BEGIN
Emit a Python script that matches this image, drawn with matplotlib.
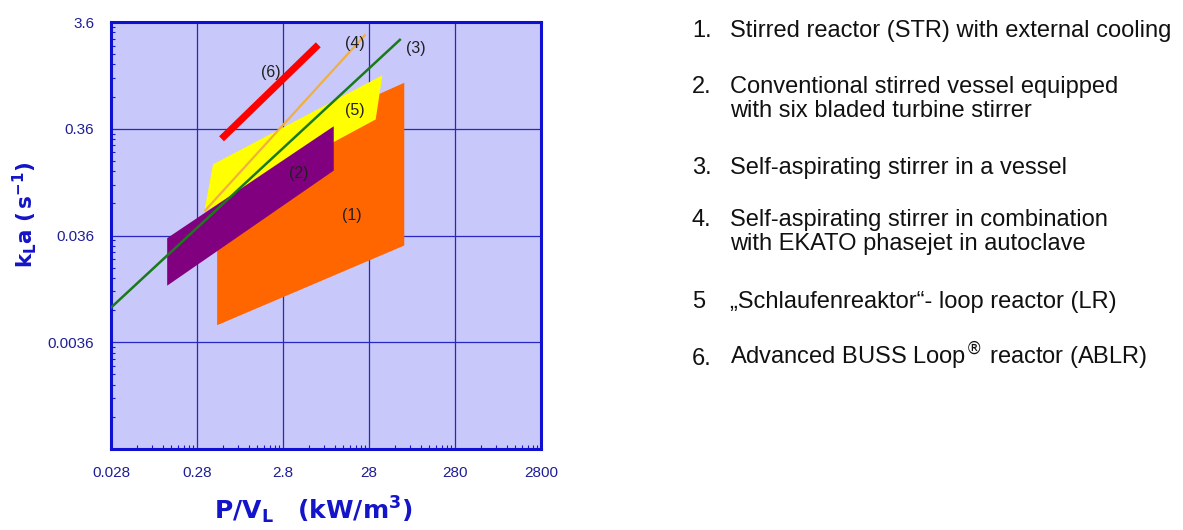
import numpy as np
import matplotlib
matplotlib.use('Agg')
import matplotlib.pyplot as plt
from matplotlib.ticker import FixedLocator, FixedFormatter, NullFormatter

plt.rcParams['font.family'] = ['Liberation Sans', 'DejaVu Sans']

# axis ticks (log scale, one decade apart)
x_ticks = [0.028, 0.28, 2.8, 28, 280, 2800]
x_ticklabels = ['0.028', '0.28', '2.8', '28', '280', '2800']
y_ticks = [0.00036, 0.0036, 0.036, 0.36, 3.6]
y_ticklabels = ['', '0.0036', '0.036', '0.36', '3.6']

# (1) stirred reactor with external cooling
str_x = [0.48, 72, 72, 0.48]
str_y = [0.0052, 0.029, 0.97, 0.16]
# (5) loop reactor
lr_x = [0.34, 33.5, 40, 0.43]
lr_y = [0.060, 0.44, 1.14, 0.167]
# (2) conventional stirred vessel
csv_x = [0.126, 10.9, 10.9, 0.126]
csv_y = [0.0122, 0.146, 0.38, 0.034]
# (3) self-aspirating stirrer
sas_x = [0.028, 64]
sas_y = [0.0076, 2.45]
# (4) self-aspirating stirrer + EKATO phasejet
ekato_x = [0.35, 25]
ekato_y = [0.062, 2.7]
# (6) advanced BUSS loop reactor
ablr_x = [0.54, 7.2]
ablr_y = [0.29, 2.2]

region_labels = ['(1)', '(2)', '(3)', '(4)', '(5)', '(6)']
label_x = [17.6, 4.3, 99, 19, 19, 2.0]
label_y = [0.055, 0.138, 2.05, 2.27, 0.53, 1.22]

legend_nums = ['1.', '2.', '', '3.', '4.', '', '5', '6.']
legend_lines = ['Stirred reactor (STR) with external cooling',
                'Conventional stirred vessel equipped',
                'with six bladed turbine stirrer',
                'Self-aspirating stirrer in a vessel',
                'Self-aspirating stirrer in combination',
                'with EKATO phasejet in autoclave',
                '\u201eSchlaufenreaktor\u201c- loop reactor (LR)',
                'Advanced BUSS Loop$^{\u00ae}$ reactor (ABLR)']
legend_ypix = [31, 87, 111, 168, 220, 244, 302, 359]

W, H = 1183, 530
fig = plt.figure(figsize=(W / 100, H / 100), dpi=100)
ax = fig.add_axes([111 / W, 1 - 449 / H, 430 / W, 427 / H])
ax.set_xscale('log')
ax.set_yscale('log')
ax.set_xlim(x_ticks[0], x_ticks[-1])
ax.set_ylim(y_ticks[0], y_ticks[-1])
ax.set_facecolor('#c8c8fa')

ax.fill(str_x, str_y, color='#ff6600', lw=0, zorder=2)
ax.fill(lr_x, lr_y, color='#ffff00', lw=0, zorder=3)
ax.fill(csv_x, csv_y, color='#800080', lw=0, zorder=4)
ax.plot(ekato_x, ekato_y, color='#f0b040', lw=1.6, zorder=5)
ax.plot(sas_x, sas_y, color='#1a7a1a', lw=1.8, zorder=6)
ax.plot(ablr_x, ablr_y, color='#ff0000', lw=5, zorder=7, solid_capstyle='butt')

for lab, lx, ly in zip(region_labels, label_x, label_y):
    ax.text(lx, ly, lab, fontsize=11.5, color='#202020', ha='center', va='center', zorder=8)

# ticks: majors at decades, minors at k*base
minor_x = [k * b for b in x_ticks[:-1] for k in range(2, 10)]
minor_y = [k * b for b in y_ticks[:-1] for k in range(2, 10)]
ax.xaxis.set_major_locator(FixedLocator(x_ticks))
ax.xaxis.set_major_formatter(FixedFormatter(x_ticklabels))
ax.xaxis.set_minor_locator(FixedLocator(minor_x))
ax.xaxis.set_minor_formatter(NullFormatter())
ax.yaxis.set_major_locator(FixedLocator(y_ticks))
ax.yaxis.set_major_formatter(FixedFormatter(y_ticklabels))
ax.yaxis.set_minor_locator(FixedLocator(minor_y))
ax.yaxis.set_minor_formatter(NullFormatter())

ax.grid(True, which='major', color='#2828c0', lw=0.9, zorder=1)
ax.set_axisbelow(True)
ax.tick_params(which='both', direction='in', top=False, right=False,
               color='#1818c8', labelcolor='#1e1e96', labelsize=11)
ax.tick_params(which='major', length=0, pad=12)
ax.tick_params(which='minor', length=3, width=0.8)
for s in ax.spines.values():
    s.set_color('#1010d0')
    s.set_linewidth(2.2)

fig.text(313 / W, 1 - 510 / H, r'$\mathbf{P/V_L\ \ \ (kW/m^3)}$', fontsize=18,
         color='#1414c8', ha='center', va='center')
fig.text(25 / W, 1 - 215 / H, r'$\mathbf{k_L a\ (\,s^{-1})}$', fontsize=15.5,
         color='#1414c8', ha='center', va='center', rotation=90)

for num, line, yp in zip(legend_nums, legend_lines, legend_ypix):
    if num:
        fig.text(692 / W, 1 - (yp + 6) / H, num, fontsize=17, color='#111111', va='baseline')
    fig.text(730 / W, 1 - (yp + 6) / H, line, fontsize=17, color='#111111', va='baseline')

fig.savefig('out.png', dpi=100)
END
**REQUIREMENT:**
Repeat the listing in full and exactly. Leave any pictures out.

**FINISHED ANSWER:**
Emit a Python script that matches this image, drawn with matplotlib.
import numpy as np
import matplotlib
matplotlib.use('Agg')
import matplotlib.pyplot as plt
from matplotlib.ticker import FixedLocator, FixedFormatter, NullFormatter

plt.rcParams['font.family'] = ['Liberation Sans', 'DejaVu Sans']

# axis ticks (log scale, one decade apart)
x_ticks = [0.028, 0.28, 2.8, 28, 280, 2800]
x_ticklabels = ['0.028', '0.28', '2.8', '28', '280', '2800']
y_ticks = [0.00036, 0.0036, 0.036, 0.36, 3.6]
y_ticklabels = ['', '0.0036', '0.036', '0.36', '3.6']

# (1) stirred reactor with external cooling
str_x = [0.48, 72, 72, 0.48]
str_y = [0.0052, 0.029, 0.97, 0.16]
# (5) loop reactor
lr_x = [0.34, 33.5, 40, 0.43]
lr_y = [0.060, 0.44, 1.14, 0.167]
# (2) conventional stirred vessel
csv_x = [0.126, 10.9, 10.9, 0.126]
csv_y = [0.0122, 0.146, 0.38, 0.034]
# (3) self-aspirating stirrer
sas_x = [0.028, 64]
sas_y = [0.0076, 2.45]
# (4) self-aspirating stirrer + EKATO phasejet
ekato_x = [0.35, 25]
ekato_y = [0.062, 2.7]
# (6) advanced BUSS loop reactor
ablr_x = [0.54, 7.2]
ablr_y = [0.29, 2.2]

region_labels = ['(1)', '(2)', '(3)', '(4)', '(5)', '(6)']
label_x = [17.6, 4.3, 99, 19, 19, 2.0]
label_y = [0.055, 0.138, 2.05, 2.27, 0.53, 1.22]

legend_nums = ['1.', '2.', '', '3.', '4.', '', '5', '6.']
legend_lines = ['Stirred reactor (STR) with external cooling',
                'Conventional stirred vessel equipped',
                'with six bladed turbine stirrer',
                'Self-aspirating stirrer in a vessel',
                'Self-aspirating stirrer in combination',
                'with EKATO phasejet in autoclave',
                '\u201eSchlaufenreaktor\u201c- loop reactor (LR)',
                'Advanced BUSS Loop$^{\u00ae}$ reactor (ABLR)']
legend_ypix = [31, 87, 111, 168, 220, 244, 302, 359]

W, H = 1183, 530
fig = plt.figure(figsize=(W / 100, H / 100), dpi=100)
ax = fig.add_axes([111 / W, 1 - 449 / H, 430 / W, 427 / H])
ax.set_xscale('log')
ax.set_yscale('log')
ax.set_xlim(x_ticks[0], x_ticks[-1])
ax.set_ylim(y_ticks[0], y_ticks[-1])
ax.set_facecolor('#c8c8fa')

ax.fill(str_x, str_y, color='#ff6600', lw=0, zorder=2)
ax.fill(lr_x, lr_y, color='#ffff00', lw=0, zorder=3)
ax.fill(csv_x, csv_y, color='#800080', lw=0, zorder=4)
ax.plot(ekato_x, ekato_y, color='#f0b040', lw=1.6, zorder=5)
ax.plot(sas_x, sas_y, color='#1a7a1a', lw=1.8, zorder=6)
ax.plot(ablr_x, ablr_y, color='#ff0000', lw=5, zorder=7, solid_capstyle='butt')

for lab, lx, ly in zip(region_labels, label_x, label_y):
    ax.text(lx, ly, lab, fontsize=11.5, color='#202020', ha='center', va='center', zorder=8)

# ticks: majors at decades, minors at k*base
minor_x = [k * b for b in x_ticks[:-1] for k in range(2, 10)]
minor_y = [k * b for b in y_ticks[:-1] for k in range(2, 10)]
ax.xaxis.set_major_locator(FixedLocator(x_ticks))
ax.xaxis.set_major_formatter(FixedFormatter(x_ticklabels))
ax.xaxis.set_minor_locator(FixedLocator(minor_x))
ax.xaxis.set_minor_formatter(NullFormatter())
ax.yaxis.set_major_locator(FixedLocator(y_ticks))
ax.yaxis.set_major_formatter(FixedFormatter(y_ticklabels))
ax.yaxis.set_minor_locator(FixedLocator(minor_y))
ax.yaxis.set_minor_formatter(NullFormatter())

ax.grid(True, which='major', color='#2828c0', lw=0.9, zorder=1)
ax.set_axisbelow(True)
ax.tick_params(which='both', direction='in', top=False, right=False,
               color='#1818c8', labelcolor='#1e1e96', labelsize=11)
ax.tick_params(which='major', length=0, pad=12)
ax.tick_params(which='minor', length=3, width=0.8)
for s in ax.spines.values():
    s.set_color('#1010d0')
    s.set_linewidth(2.2)

fig.text(313 / W, 1 - 510 / H, r'$\mathbf{P/V_L\ \ \ (kW/m^3)}$', fontsize=18,
         color='#1414c8', ha='center', va='center')
fig.text(25 / W, 1 - 215 / H, r'$\mathbf{k_L a\ (\,s^{-1})}$', fontsize=15.5,
         color='#1414c8', ha='center', va='center', rotation=90)

for num, line, yp in zip(legend_nums, legend_lines, legend_ypix):
    if num:
        fig.text(692 / W, 1 - (yp + 6) / H, num, fontsize=17, color='#111111', va='baseline')
    fig.text(730 / W, 1 - (yp + 6) / H, line, fontsize=17, color='#111111', va='baseline')

fig.savefig('out.png', dpi=100)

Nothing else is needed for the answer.